Vernant Jean-Pierre "Colonel Berthier"
Auteur de la fiche : Pierre Assouline
Jean-Pierre Vernant
Pour saluer Jean-Pierre Vernant
Ce n’était pas seulement un homme mais un groupe. Une bande d’amis à lui tout seul. De l’adolescence au Collège de France, il a toujours vécu une manière de communauté. Il disait moins “je” que “nous”. Question d’habitude, réflexe conditionné. Au faîte des honneurs, d’une carrière et d’une vie bien remplies, quand il se retournait sur son passé, il distinguait aussitôt les différents chapitres de sa biographie : un fil d’Ariane (le groupe), un moment-clé (la Résistance), un être au-dessus de tous les autres (le frère aîné), les illusions perdues version XXème siècle (le communisme), une passion dévorante (la Grêce ancienne), la pluridisciplinarité (la philosophie et la psychologie dans l’histoire).
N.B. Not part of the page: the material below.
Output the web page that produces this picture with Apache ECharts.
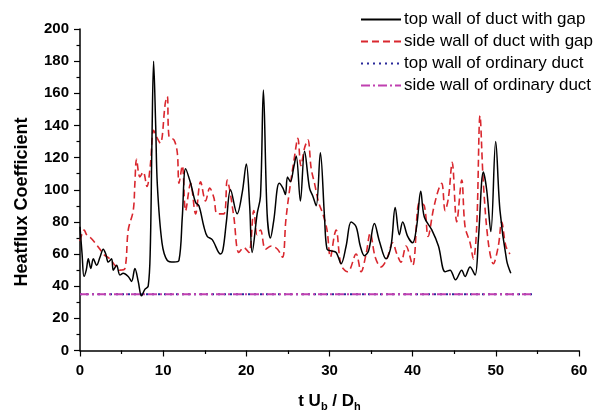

Prolixe, enthousiaste, chaleureux. Il ne se voulait pas un maître mais il avait des disciples. Chaque fois que vous lirez l’expression “donner à voir” dans le livre d’un helleniste ou d’un historien, vous pouvez parier qu’il était de ses élèves ; c’était l’un de ses tics de langage et d’écriture. Beaucoup lui doivent beaucoup tant il était généreux de son temps, d’une érudition et d’une intelligence disponibles à tous. Fils d’un intellectuel socialiste et dreyfusard mort en 1915, il s’était engagé lui-même très tôt dans les rangs des Jeunesses communistes. J’ai souvenir d’un déjeuner au Balzar, près de la Sorbonne, il y a une vingtaine d’années, pendant lequel je lui demandai de réagir en quelques mots. Le Front populaire ? ” Un instant de bonheur”. La guerre d’Espagne ?” La grande fêlure”. Les accords de Munich ? “Le premier grand déchirement”. Le pacte germano-soviétique ? “Un coup terrible”. Prof de philo au début de la guerre, il se retrouve dès 1941 à organiser les groupes paramilitaires du mouvement Libération à Toulouse. Quelques mois après, il est chef départemental de l’Armée secrète pour la Haute-Garonne puis responsable de la lutte armée pour le Sud-Ouest. On l’appelait “le colonel Berthier”. Après, il en a oublié l’uniforme (mais pas la secrète complicité qui lie à jamais les anciens clandestins) pour le CNRS, l’agrégation, l’Ecole pratique, le Collège de France, les voyages, les doctorats honoris causa, l’amitié active de Pierre Vidal-Naquet et de Marcel Détienne, la mise à distance du PCF à partir de 1956 et l’excommunication en 1970, les travaux et les jours. Et de grands livres devenus des classiques qui furent l’orgueil des éditions Maspéro : Mythe et pensées chez les Grecs (1965), Mythe et tragédie en Grêce ancienne, (1972), Religions, Histoires, raisons (1979), Les ruses de l’intelligence (1974), La cuisine du sacrifice en pays grec (1979)… Avec toujours la même exigence intellectuelle, la même ouverture d’esprit, la même curiosité critique, non celles d’un historien ou d’un philosophe, mais d’un homme qui se disait “un animal bâtard, quelqu’un qui fait de l’anthropologie historique”
Il s’appelait Jean-Pierre Vernant et il vient de s’éteindre à 93 ans. Il était l’honneur fait homme, de ceux qui y mettent autant de dignité, de discrétion que d’humilité. En toutes circonstances et à tous les âges de sa vie, un résistant. Pour beaucoup, un modèle, un exemple, quelqu’un de rare.